Generally, investors should expect a 5-percent dip at least three times a year and a 10-percent correction once a year, said Dustin Kuhlman, an Edward Jones financial advisor in Norwalk.
Also what’s “completely normal” is a 20-percent correction once every three years, he added.
On Monday, the Dow plunged almost 1,600 points — easily the biggest point decline in history during a trading day, according to CNN Money. Buyers charged back in and limited the damage, but at the closing bell the Dow was still down 1,175 points, by far its worst closing point decline on record.
Markets steadied Tuesday as the Dow gained more than 560 points, closing just shy of 25,000. The Nasdaq and S&P 500 rallied, as well, each closing about 2 percent higher than Monday's close.
“There are a number of things that happened,” said Kuhlman, who cited the two most significant — the current increase in jobs (200,000 jobs gained in January) and a wage growth of about 2.9 percent.

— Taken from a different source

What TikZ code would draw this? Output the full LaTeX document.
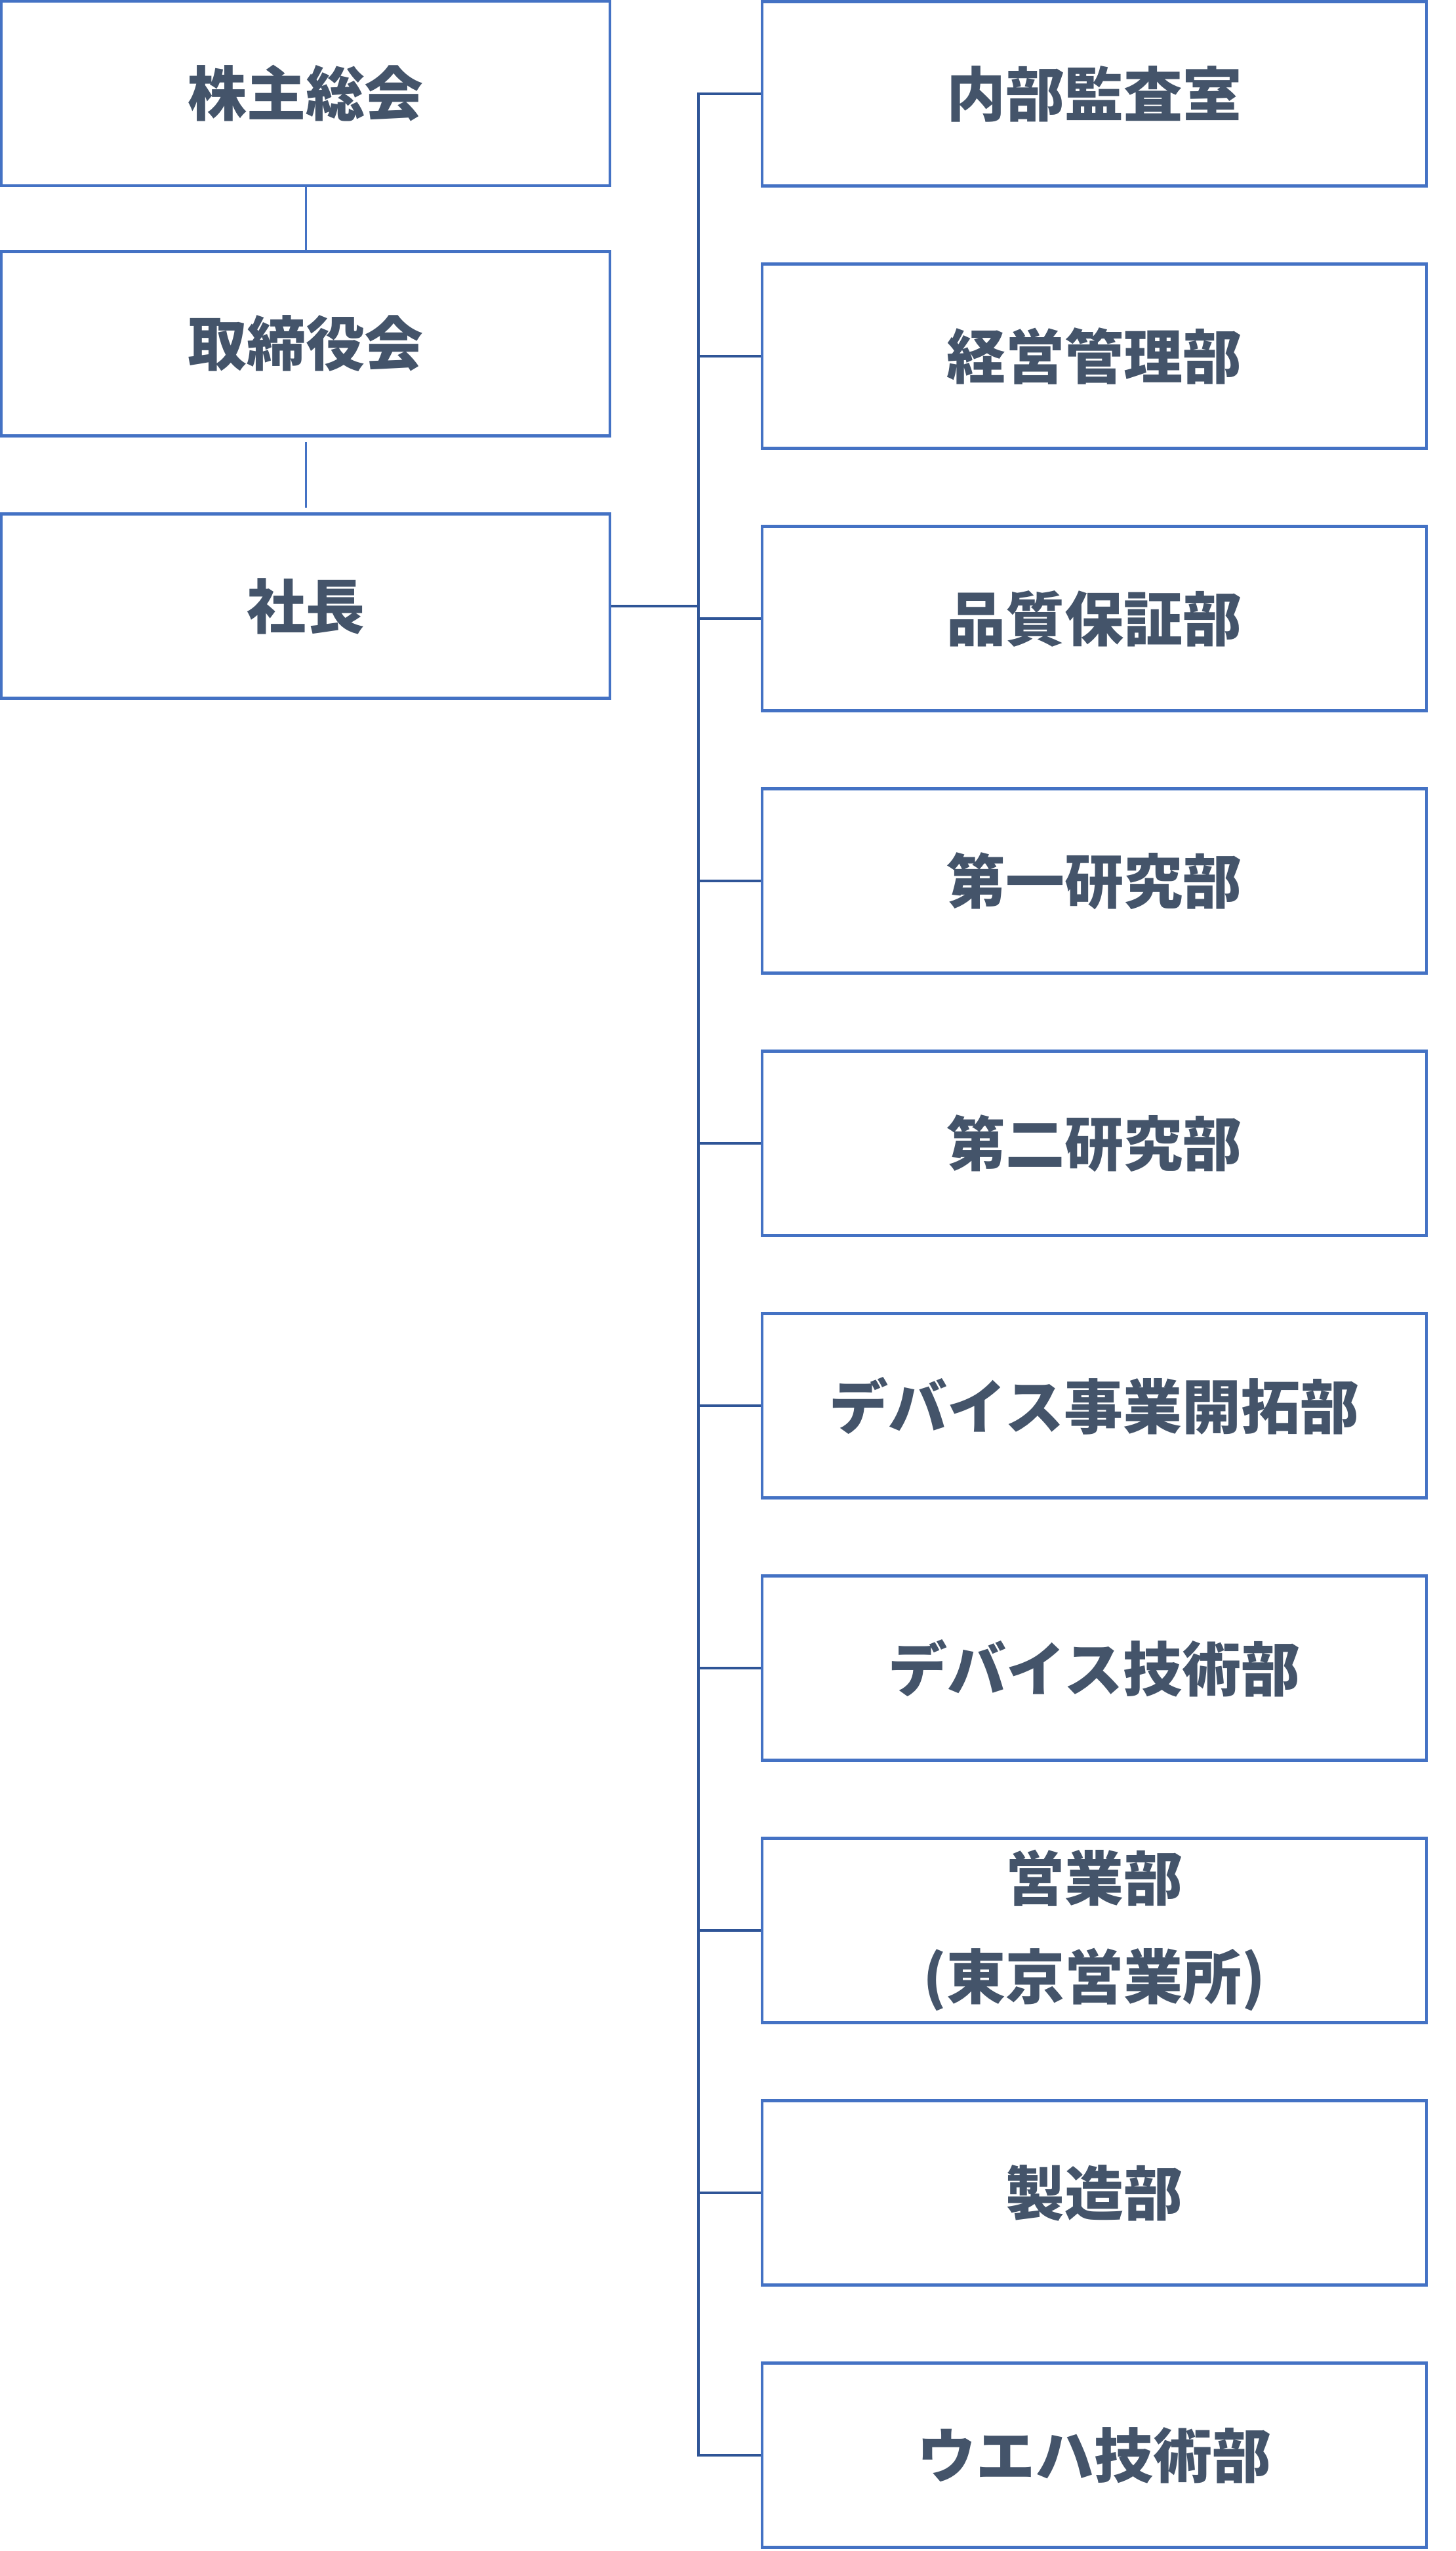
\documentclass[tikz,border=0pt]{standalone}
\usepackage{fontspec}
\setmainfont{Noto Sans CJK JP}
\definecolor{boxblue}{HTML}{4472C4}
\definecolor{lineblue}{HTML}{2F5597}
\definecolor{textgray}{HTML}{44546A}

\begin{document}
\begin{tikzpicture}[font=\fontsize{25.6}{42.7}\selectfont\bfseries,
  unit/.style={draw=boxblue, line width=1.3pt, fill=white, text=textgray,
    minimum width=9.28cm, minimum height=2.81cm, inner sep=0pt, align=center},
  dept/.style={unit, minimum width=10.13cm},
  link/.style={draw=lineblue, line width=1.1pt},
  uplink/.style={draw=boxblue, line width=0.85pt}]
  \useasboundingbox (0,0) rectangle (22.19,-38.89);
  \def\trunkx{10.65}
  % ---------------- left column ----------------
  \node[unit] (meeting) at (4.66,-1.425) {株主総会};
  \node[unit] (board) at (4.66,-5.24) {取締役会};
  \node[unit] (pres) at (4.66,-9.24) {社長};
  \draw[uplink] (meeting.south) -- (board.north);
  \draw[uplink] ([yshift=-2pt]board.south) -- ([yshift=2pt]pres.north);
  % ---------------- departments ----------------
  \foreach \t [count=\i from 0] in {内部監査室,経営管理部,品質保証部,第一研究部,第二研究部,
      デバイス事業開拓部,デバイス技術部,{営業部\\(東京営業所)},製造部,ウエハ技術部}{
    \node[dept] (dept\i) at (16.685,-1.43-4*\i) {\t};
  }
  \coordinate (trunk) at (\trunkx,0);
  \draw[link] (pres.east) -- (pres.east -| trunk);
  \draw[link] (dept0.west) -- (dept0.west -| trunk) -- (dept9.west -| trunk) -- (dept9.west);
  \foreach \i in {1,...,8}{
    \draw[link] (dept\i.west -| trunk) -- (dept\i.west);
  }
\end{tikzpicture}
\end{document}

The wage growth is the largest increase since June 2009. Kuhlman said the two factors mean that investors are expecting inflation ahead and they are worried that the federal government is being aggressive with interest-rate hikes, which lessen the impact of inflation.
Also, he said stocks have been rising for 15 straight months, which made investors “a little uncomfortable.”
The drop Monday amounted to 4.6 percent — the biggest decline since August 2011, during the European debt crisis, according to CNN Money. But it was nowhere close to the destruction on Black Monday in 1987 or the financial crisis of 2008. Still, for investors lulled to sleep by the steady upward climb since Election Day, it was alarming.
President Donald Trump, in a White House statement, said he was focused on “our long-term economic fundamentals, which remain exceptionally strong.” The statement cited strengthening economic growth, low unemployment and increasing wages for workers.
Locally, Kuhlman said Edward Jones received calls from their clients, which is a normal situation. The financial advisor said at Edward Jones it’s crucial knowing what’s important for their clients and establish financial goals based on that.
“Talk to your financial advisor,” added Kuhlman, who said while it’s appropriate to revisit your goals, “stay the course” when the stock market is particularly volatile.